Semi-implicit methods for the dynamics of elastic sheets

•We present efficient semi-implicit algorithms for the dynamics of elastic sheets.•The triangular lattice algorithm was found to be unconditionally stable.•The finite-difference algorithm is stable for large time steps.•We find transitions from periodic to chaotic dynamics as key parameters are varied. Recent applications (e.g. active gels and self-assembly of elastic sheets) motivate the need to efficiently simulate the dynamics of thin elastic sheets. We present semi-implicit time stepping algorithms to improve the time step constraints that arise in explicit methods while avoiding much of the complexity of fully-implicit approaches.

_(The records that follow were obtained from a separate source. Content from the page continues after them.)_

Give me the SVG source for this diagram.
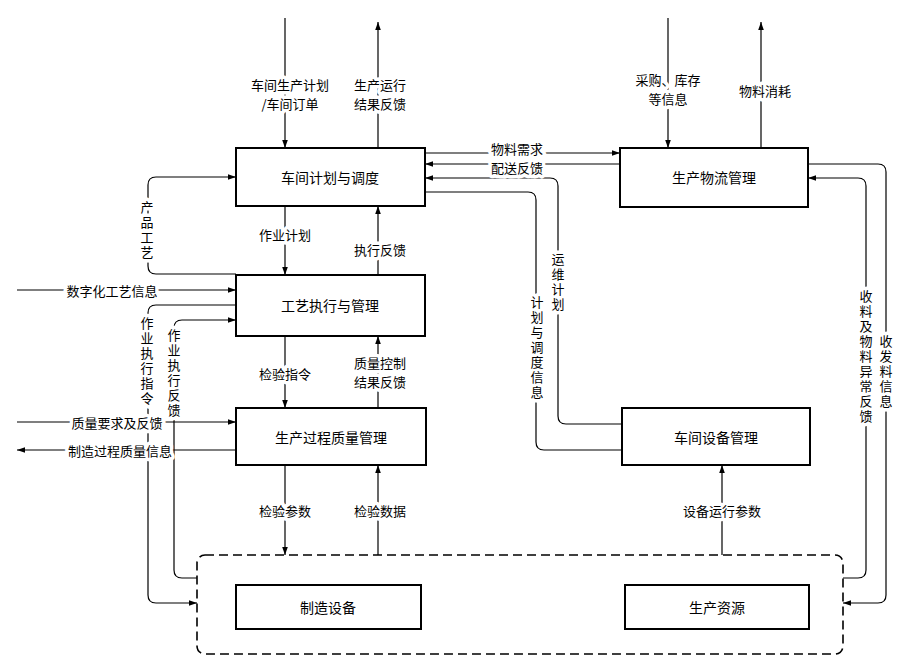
<svg xmlns="http://www.w3.org/2000/svg" width="909" height="665" viewBox="0 0 909 665">
<defs>
<marker id="a" viewBox="0 0 10 10" refX="10" refY="5" markerWidth="11" markerHeight="8" markerUnits="userSpaceOnUse" orient="auto"><path d="M0,1.5 L10,5 L0,8.5 Z" fill="#000"/></marker>
<style>
.b{fill:#fff;stroke:#000;stroke-width:2}
.c{fill:none;stroke:#000;stroke-width:1.2;stroke-linejoin:round}
.t{font-family:"Noto Sans CJK SC",sans-serif;font-size:14px;fill:#000;text-anchor:middle;dominant-baseline:central}
.l{font-family:"Noto Sans CJK SC",sans-serif;font-size:13px;fill:#000;text-anchor:middle;dominant-baseline:central;stroke:#fff;stroke-width:7;paint-order:stroke;stroke-linejoin:round}
.v{writing-mode:vertical-rl;letter-spacing:2px}
</style>
</defs>
<rect width="909" height="665" fill="#fff"/>
<g id="connectors">
<path class="c" d="M285,18V148" marker-end="url(#a)"/>
<path class="c" d="M378,148V22" marker-end="url(#a)"/>
<path class="c" d="M668,18V148" marker-end="url(#a)"/>
<path class="c" d="M761,148V22" marker-end="url(#a)"/>
<path class="c" d="M425,153H620" marker-end="url(#a)"/>
<path class="c" d="M620,164H425" marker-end="url(#a)"/>
<path class="c" d="M622,424H566Q558,424 558,416V186Q558,178 550,178H425" marker-end="url(#a)"/>
<path class="c" d="M425,192H528Q536,192 536,200V442Q536,450 544,450H622"/>
<path class="c" d="M843,578H858Q866,578 866,570V186Q866,178 858,178H808" marker-end="url(#a)"/>
<path class="c" d="M808,164H878Q886,164 886,172V595Q886,603 878,603H843" marker-end="url(#a)"/>
<path class="c" d="M722,555V465" marker-end="url(#a)"/>
<path class="c" d="M285,465V555" marker-end="url(#a)"/>
<path class="c" d="M378,555V465" marker-end="url(#a)"/>
<path class="c" d="M285,336V408" marker-end="url(#a)"/>
<path class="c" d="M378,408V336" marker-end="url(#a)"/>
<path class="c" d="M285,206V275" marker-end="url(#a)"/>
<path class="c" d="M378,275V206" marker-end="url(#a)"/>
<path class="c" d="M236,274H156Q148,274 148,266V185Q148,177 156,177H236" marker-end="url(#a)"/>
<path class="c" d="M17,290H236" marker-end="url(#a)"/>
<path class="c" d="M236,305H156Q148,305 148,313V595Q148,603 156,603H197" marker-end="url(#a)"/>
<path class="c" d="M197,578H182Q174,578 174,570V328Q174,320 182,320H236" marker-end="url(#a)"/>
<path class="c" d="M17,422H236" marker-end="url(#a)"/>
<path class="c" d="M236,450H17" marker-end="url(#a)"/>
</g>
<g id="container"><rect x="197" y="555" width="646" height="99" rx="8" fill="none" stroke="#000" stroke-width="1.6" stroke-dasharray="9,5"/></g>
<g id="n1"><rect class="b" x="236" y="148" width="189" height="58"/><text class="t" x="330" y="177">车间计划与调度</text></g>
<g id="n2"><rect class="b" x="236" y="275" width="189" height="61"/><text class="t" x="330" y="305">工艺执行与管理</text></g>
<g id="n3"><rect class="b" x="236" y="408" width="190" height="57"/><text class="t" x="331" y="437">生产过程质量管理</text></g>
<g id="n4"><rect class="b" x="620" y="148" width="188" height="59"/><text class="t" x="714" y="177">生产物流管理</text></g>
<g id="n5"><rect class="b" x="622" y="408" width="188" height="57"/><text class="t" x="716" y="437">车间设备管理</text></g>
<g id="n6"><rect class="b" x="236" y="585" width="185" height="44"/><text class="t" x="328" y="607">制造设备</text></g>
<g id="n7"><rect class="b" x="625" y="585" width="184" height="44"/><text class="t" x="717" y="607">生产资源</text></g>
<g id="labels">
<text class="l" x="290" y="84">车间生产计划</text><text class="l" x="290" y="103">/车间订单</text>
<text class="l" x="380" y="84">生产运行</text><text class="l" x="380" y="103">结果反馈</text>
<text class="l" x="668" y="79">采购、库存</text><text class="l" x="668" y="98">等信息</text>
<text class="l" x="765" y="90">物料消耗</text>
<text class="l" x="517" y="148">物料需求</text>
<text class="l" x="517" y="167">配送反馈</text>
<text class="l v" x="558" y="283">运维计划</text>
<text class="l v" x="537" y="348">计划与调度信息</text>
<text class="l v" x="866" y="357">收料及物料异常反馈</text>
<text class="l v" x="886" y="372">收发料信息</text>
<text class="l" x="722" y="510">设备运行参数</text>
<text class="l" x="285" y="510">检验参数</text>
<text class="l" x="380" y="510">检验数据</text>
<text class="l" x="285" y="373">检验指令</text>
<text class="l" x="380" y="362">质量控制</text><text class="l" x="380" y="381">结果反馈</text>
<text class="l" x="285" y="234">作业计划</text>
<text class="l" x="380" y="249">执行反馈</text>
<text class="l v" x="147" y="231">产品工艺</text>
<text class="l" x="112" y="290">数字化工艺信息</text>
<text class="l v" x="147" y="362">作业执行指令</text>
<text class="l v" x="174" y="374">作业执行反馈</text>
<text class="l" x="117" y="422">质量要求及反馈</text>
<text class="l" x="120" y="450">制造过程质量信息</text>
</g>
</svg>
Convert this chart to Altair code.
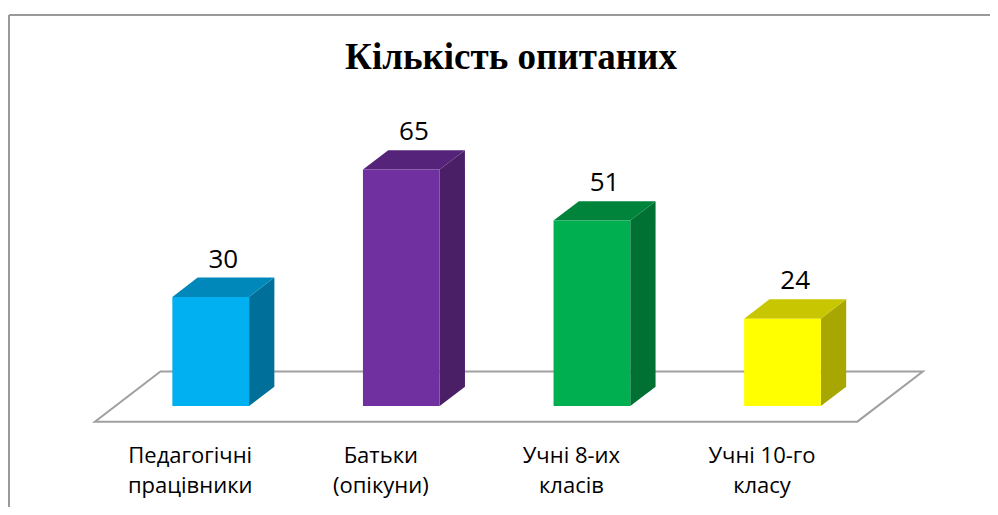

For a triangular lattice discretization with stretching and bending springs, our semi-implicit approach involves discrete Laplacian and biharmonic operators, and is stable for all time steps in the case of overdamped dynamics. For a more general finite-difference formulation that can allow for general elastic constants, we use the analogous approach on a square grid, and find that the largest stable time step is two to three orders of magnitude greater than for an explicit scheme. For a model problem with a radial traveling wave form of the reference metric, we find transitions from quasi-periodic to chaotic dynamics as the sheet thickness is reduced, wave amplitude is increased, and damping constant is reduced.